Karl Smith on new literature from books on stalking, muscley birds and penguins in peril this week
Welcome to the Desert of the Real(ly good reading material)
SORT-OF-ART-BOOK OF THE WEEK: Muscley Bird by Callum Abbott & Kristine Bumeistere [Hato Press]
I found this in my local bookshop, of all places (you probably don’t realise how weird that is – its biggest sellers are train books): it’s an odd beast, billed by its publishers as a zine, but I’m calling it a sort-of-art-book. It has the weight and feel of a somewhat disturbed child’s exercise book in terms of its binding and even more so when you open the thing. Muscley Bird is electric pink on the outside, and contains something akin to what you might get if you asked a spritely four year old to draw fireworks happening inside mummy and daddy on its pages. It’s likely to divide people: if you pick up one of the 25 copies of this that actually exist, 25% of the people who you show it to will think it’s brilliant. The other 75% will think you’re a tit. I’m not sure which is right.

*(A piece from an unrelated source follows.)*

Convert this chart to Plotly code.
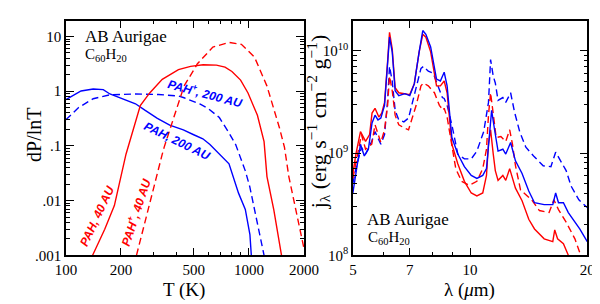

NON-FICTION BOOK OF THE WEEK: Give Me Everything You Have – On Being Stalked by James Lasdun [Jonathan Cape]
Stalking makes for good entertainment: films, novels, poetry – the whole shebang. It speaks to something basic in all of us, I think. At some point in their life I’d wager that most people have had “that feeling” of being followed, or taken a shine to a stranger themselves a la Michael Fassbender in Shame. (No? You filthy liar.) But outside of fiction, stalking isn’t glamorous: It’s an ugly business that destroys lives, a fact to which James Lusden can and does attest to with painful clarity and familiarity – but also with a bloody good sense of humour, all things considered.
CHILDREN'S BOOK OF THE WEEK: Penguin In Peril by Helen Hancocks [Templar]
As a “grown up” – imagine those scare quotes as emphatically as you can – I don’t often find my self discussing children’s books. Very rarely am I asked “Hey, read any good books for kids lately?” more’s the pity. My esteemed colleague Mr. Hammond having opened the floodgates however, I’d like to point you in the direction of Penguin In Peril by one Helen Hancocks. Yes, it’s for children but there’s something oddly zeitgesity about it in an age when cats abound en mass on the internet and penguins follow suit on our televisions. It’s about a gang of rather unpleasant cats who, presumably having watched too much Attenborough, plot to steal a penguin from the zoo and use him as their personal fish-procurer. Sure, it isn’t Proust – it’s a picture book, it doesn't have to be.
MAG OF THE WEEK: PURPLE Magazine
Purple is a many-layered thing: a noun, an adjective, a verb and a really odd word to say when you actually think about the way it sounds and the shapes you have to screw your mouth in to. It’s also a really good magazine that shares the amorphousness of the word its self. The latest issue (19) also has a book by Ryan McGinley and a new essay by Slavoj Žižek, titled ‘Welcome to the Spiritual Kingdom of the Animals’. I don’t know what more you’d want really, you ungrateful bastards.